At the beginning of the Afghanistan crisis, sometime around mid-August 2021, E3 Ranch Foundation Founder and Executive Director Adam LaRoche was on the phone with a good friend, and the subject of the call was how might the Tim Tebow Foundation and E3 Ranch Foundation work together to help the situation in Afghanistan.
In the hours, days, and months that followed, the two foundations turned their collective attention to this massive humanitarian need in the Middle East. After making several phone calls to friends and pooling gifts of his own, Adam and the Foundation had raised between $1.5 million and $2 million.
“Gifts to the Foundation from friends and individuals who are passionate about it — I can’t thank ‘em enough,” Adam says. “It’s all going to help get people out and help with their resettlement.” Although the Afghanistan situation is complicated and multifaceted, what’s become clear is there’s a huge misconception that everyone is out and the situation is resolved.
When the news cameras left, what remained in Kabul, Kandahar, and other locations were U.S. citizens awaiting transport; Afghanistan families who the Taliban knew to have helped American forces for years (and decades); as well as other Taliban-persecuted groups: Hazara Afghans, women’s rights activists and women in the military, and Christians, to name a few.

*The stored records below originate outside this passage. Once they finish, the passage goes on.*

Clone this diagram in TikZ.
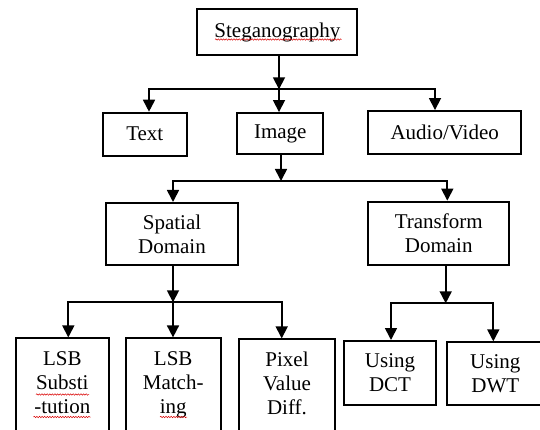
\documentclass[tikz,border=0pt]{standalone}
\usepackage{fontspec}
\setmainfont{Liberation Serif}
\usetikzlibrary{arrows.meta,decorations.pathmorphing}
\begin{document}
\begin{tikzpicture}[x=1pt,y=-1pt,
  box/.style={draw, line width=2pt, inner sep=0pt, align=center, font=\fontsize{21}{24}\selectfont},
  lbl/.style={inner sep=0pt, align=center, font=\fontsize{21}{24}\selectfont},
  conn/.style={line width=1.7pt, line cap=rect},
  arr/.style={line width=1.7pt, -{Triangle[width=12pt,length=12pt]}},
  wavy/.style={red!85!black, line width=0.5pt, decorate, decoration={snake, amplitude=0.7pt, segment length=2.6pt}}]
\useasboundingbox (0,0) rectangle (540,430);
\clip (0,0) rectangle (540,430);

% boxes
\node[box, minimum width=160, minimum height=45.7] (steg) at (277.4,32.2) {Steganography};
\node[box, minimum width=84.3, minimum height=43] (text) at (144.8,134.2) {Text};
\node[box, minimum width=86, minimum height=41.3] (image) at (280.3,133.7) {Image};
\node[box, minimum width=152.7, minimum height=43.3] (audio) at (444.7,132.7) {Audio/Video};
\node[box, minimum width=132.6, minimum height=62] (spatial) at (172,234) {Spatial\\Domain};
\node[box, minimum width=140.7, minimum height=63.3] (transform) at (438.7,233.3) {Transform\\Domain};
\node[box, minimum width=91.4, minimum height=64] (dct) at (390,373) {Using\\DCT};
\node[box, minimum width=96, minimum height=62.7] (dwt) at (495.3,373.7) {Using\\DWT};

\node[box, minimum width=92.7, minimum height=110, anchor=north] (lsb) at (62.3,337.4) {};
\node[lbl, anchor=north] (lsbt) at (62.3,348.2) {\strut LSB\\Substi\\-tution};
\node[box, minimum width=95, minimum height=110, anchor=north] (match) at (173.2,337.4) {};
\node[lbl, anchor=north] (matcht) at (173.2,348.2) {\strut LSB\\Match-\\ing};
\node[box, minimum width=96.6, minimum height=110, anchor=north] (pixel) at (287,338.4) {};
\node[lbl, anchor=north] (pixelt) at (287,349.9) {\strut Pixel\\Value\\Diff.};

% level 1
\coordinate (j1) at (279,89.3);
\coordinate (b1l) at (149,89.3);
\coordinate (b1r) at (435,89.3);
\draw[arr] (steg.south -| j1) -- (j1);
\draw[conn] (b1l) -- (b1r);
\draw[arr] (b1l) -- (b1l |- text.north);
\draw[arr] (j1) -- (j1 |- image.north);
\draw[arr] (b1r) -- (b1r |- audio.north);

% level 2
\coordinate (j2) at (281,181);
\coordinate (b2l) at (173,181);
\coordinate (b2r) at (447.3,181);
\draw[arr] (image.south -| j2) -- (j2);
\draw[conn] (b2l) -- (b2r);
\draw[arr] (b2l) -- (b2l |- spatial.north);
\draw[arr] (b2r) -- (b2r |- transform.north);

% level 3
\coordinate (j3) at (173,302.3);
\coordinate (b3l) at (68.3,302.3);
\coordinate (b3r) at (281.7,302.3);
\draw[arr] (spatial.south -| j3) -- (j3);
\draw[conn] (b3l) -- (b3r);
\draw[arr] (b3l) -- (b3l |- lsb.north);
\draw[arr] (j3) -- (j3 |- match.north);
\draw[arr] (b3r) -- (b3r |- pixel.north);

% level 4
\coordinate (j4) at (445.7,303.3);
\coordinate (b4l) at (391,303.3);
\coordinate (b4r) at (493.3,303.3);
\draw[arr] (transform.south -| j4) -- (j4);
\draw[conn] (b4l) -- (b4r);
\draw[arr] (b4l) -- (b4l |- dct.north);
\draw[arr] (b4r) -- (b4r |- dwt.north);

% spell-check underlines
\draw[wavy] (215,39.5) -- (341.5,39.5);
\draw[wavy] (36,394.5) -- (89,394.5);
\draw[wavy] (33.5,417) -- (90.5,417);
\draw[wavy] (160,417) -- (187,417);
\end{tikzpicture}
\end{document}
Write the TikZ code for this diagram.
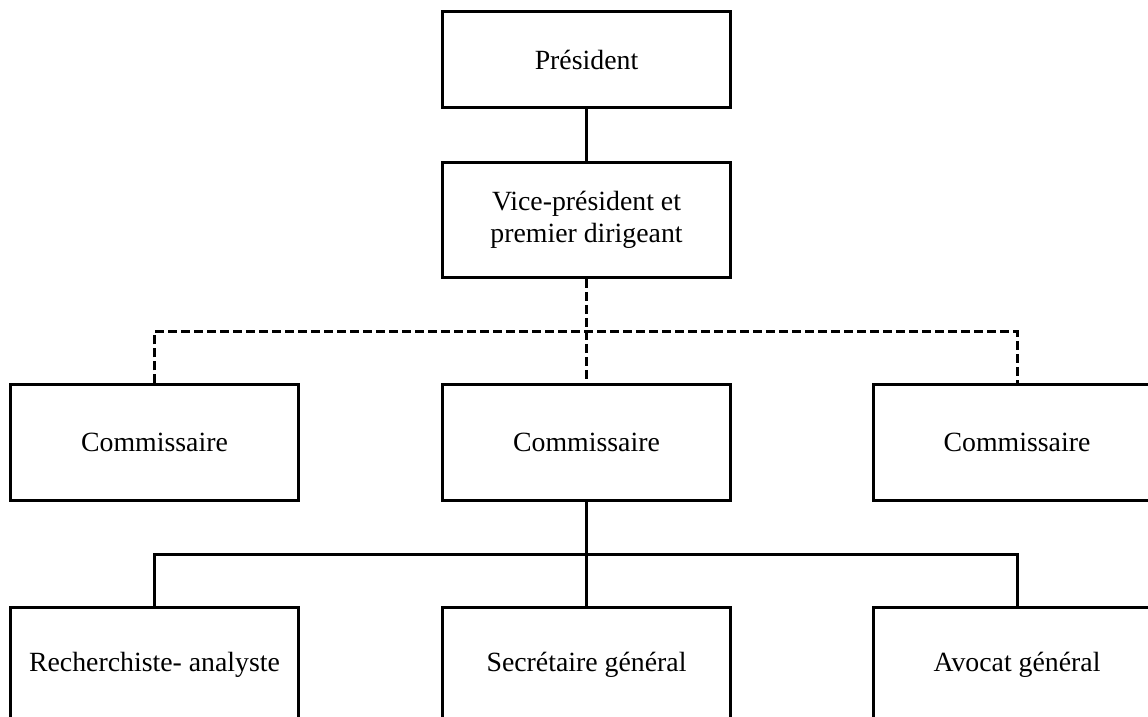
\documentclass[tikz,border=0pt]{standalone}
\usepackage{fontspec}
\setmainfont{Liberation Serif}
\begin{document}
\begin{tikzpicture}[x=0.5pt,y=-0.5pt,
  box/.style={draw, line width=1.5pt, minimum width=144pt, minimum height=57.5pt, inner sep=0pt, align=center, font=\fontsize{13.9}{14.5}\selectfont},
  link/.style={line width=1.5pt},
  dlink/.style={line width=1.5pt, dash pattern=on 4.5pt off 2pt}]
\clip (0,0) rectangle (1148,717);
\node[box, minimum height=48pt] (pres) at (586.5,60) {Président};
\node[box] (vice) at (586.5,220) {Vice-président et\\[1.2pt]premier dirigeant};
\node[box] (c1) at (154.5,442.5) {Commissaire};
\node[box] (c2) at (586.5,442.5) {Commissaire};
\node[box] (c3) at (1017,442.5) {Commissaire};
\node[box] (b1) at (154.5,665) {Recherchiste- analyste};
\node[box] (b2) at (586.5,665) {Secrétaire général};
\node[box] (b3) at (1017,665) {Avocat général};
\coordinate (dj) at (586.5,332);
\coordinate (sj) at (586.5,554);
\draw[link] (pres) -- (vice);
\draw[dlink] (vice.south) -- (c2.north);
\draw[dlink] (c1.north) -- (c1.north |- dj) -- (c3.north |- dj) -- (c3.north);
\draw[link] (c2.south) -- (b2.north);
\draw[link] (b1.north) -- (b1.north |- sj) -- (b3.north |- sj) -- (b3.north);
\end{tikzpicture}
\end{document}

Further, once the news media stopped covering the crisis, the situation worsened: The Taliban could now move about openly and execute perceived threats without retribution. U.S. military personnel had worked with translators and aides for decades over hand-shake agreements that the U.S. would take care of our partners if things went south, and now those Afghan partners needed help. Many had sacrificed their family’s security for years, operating under total secrecy, threats to families be damned, most of the time in the name of hating the Taliban, loving their country, and wanting a better future for their children.
The number left behind in Afghanistan is vast, but there are also thousands that have been rescued from Afghanistan and are sitting in refugee camps in other countries who desperately need people to continue the fight for them. But from the beginning, the entire E3 Ranch Foundation Team and Foundation partnersAdam and E3 Ranch Foundation partners have been continuing the fight, and will continue it into 2022. “The lift has been mighty by a few people,” says Amy English, Operations and Administration Director of E3 Ranch Foundation. “It couldn’t be done without our core three to four E3 Ranch Foundation Team, our Board of Directors, and countless relationships built with like-minded organizations who are all in the weeds every day.”
The gifts of the more than $1.5 million have been used for flights, food, shelter, safe-houses for people in Afghanistan waiting for transport, Humanitarian Parole (HPS) application fees, and helping fill the gaps for basic needs at the refugee camp in Abu Dhabi. “That’s the nice thing about having a smaller organization, is we can flex in these situations. Some of the larger non-profits, they have their mission and that’s good because it keeps you focused,” Adam says. “One of the benefits to being a smaller organization is at the end of our mission statement are the words ‘greatest need’ — ‘serving those in need,’ and at this time it happened to be our Afghan partners.”